‘No Lone Wolves’: Meet Hillsdale’s Marine candidates

Home Features ‘No Lone Wolves’: Meet Hillsdale’s Marine candidates
‘No Lone Wolves’: Meet Hillsdale’s Marine candidates

 

Amid bear crawls, arduous marches, and endless pushups directed by screaming instructors at the U.S. Marine Corps Officer Candidate School, the only thing that came to senior Jihye Kim’s mind was to pray and recite Bible verses.

“It was so hot that the floor was slick with sweat,” Kim said. “I was just like, ‘The Lord is my shepherd.’ There’s nothing else you can do. You’re just left with your own head, your own mind space, while they’re trying to break you mentally.” 

With the Virginia humidity bearing down on her, Kim trained through six weeks of OCS, a rigorous program designed to break down and evaluate future officers of the Marine Corps, widely regarded as one of the most intense training regimens in the U.S. 

Kim is a member of Hillsdale’s Marine Platoon Leader Class, a program for students that helps them become commissioned as Marine Corps officers upon graduation. But before they can receive a commission, students must complete two six-week summer sessions or a single 10-week session at OCS on the Marine Corps Base in Quantico, Virginia. 

When Kim arrived at Quantico for her second six-week session last May, the pressure and intensity began immediately.

“As soon as the instructors introduce themselves, all hell breaks loose,” Kim said. “They start screaming, you start screaming, and the instructors are making everyone run around to try to cause friction and stress in you.”

Kim said, above all, OCS is a test of strength and character.

“The point is to see if you can take it all,” Kim said. “You just get used to being aggressive toward people and having them come up to your face and yelling, sometimes literally with spittle raining down on you.”

Junior Macartan Moore, who underwent the first of his six-week sessions at OCS as a sophomore and plans to return this summer, described OCS as challenging and hard, but also rewarding.

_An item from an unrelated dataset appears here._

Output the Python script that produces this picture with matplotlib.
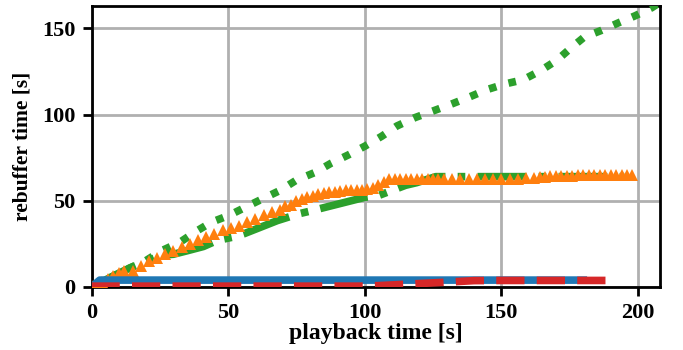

“It’s the funniest place you can’t laugh at,” Moore said. “They yell at you. They make you do some push-ups. They make you hold things above your head for a long period of time, and then sometimes do a collective punishment if someone else messes up. Ultimately, it’s a part of the bonding experience between you and your platoon. You get to work as a unit in order to be better. There are no lone wolves in that.”

Senior David Meyers, who has completed all of his sessions at OCS, said the main lesson OCS taught him is that everyone is responsible for one another in the Marine Corps.

“While OCS is grueling, it is more than feasible to complete all the physical challenges with a little perseverance,” Meyers said. “What was more difficult was to look out for other candidates who were struggling, all while you are under the stress of weather, physical exertion, and screaming instructors.”

Moore said OCS has given him the ability to build his life around service.

“It gives me purpose,” Moore said. “I believe that everyone should go through something like that at some point in their life.”

Kim, along with Meyers and three other Hillsdale seniors, is set to commission into the Marine Corps as officers upon the morning of graduation on May 9. She said that above all, her experience in officer candidate training has shaped her leadership, personality, and faith.

“I think God taught me a lot about having confidence in him, being able to confront hard things, having had conversations, and being a better leader,” Kim said. “If you are considering being a Marine officer, that’s a weighty thing, and you’re part of a noble tradition and something that’s greater than yourself.”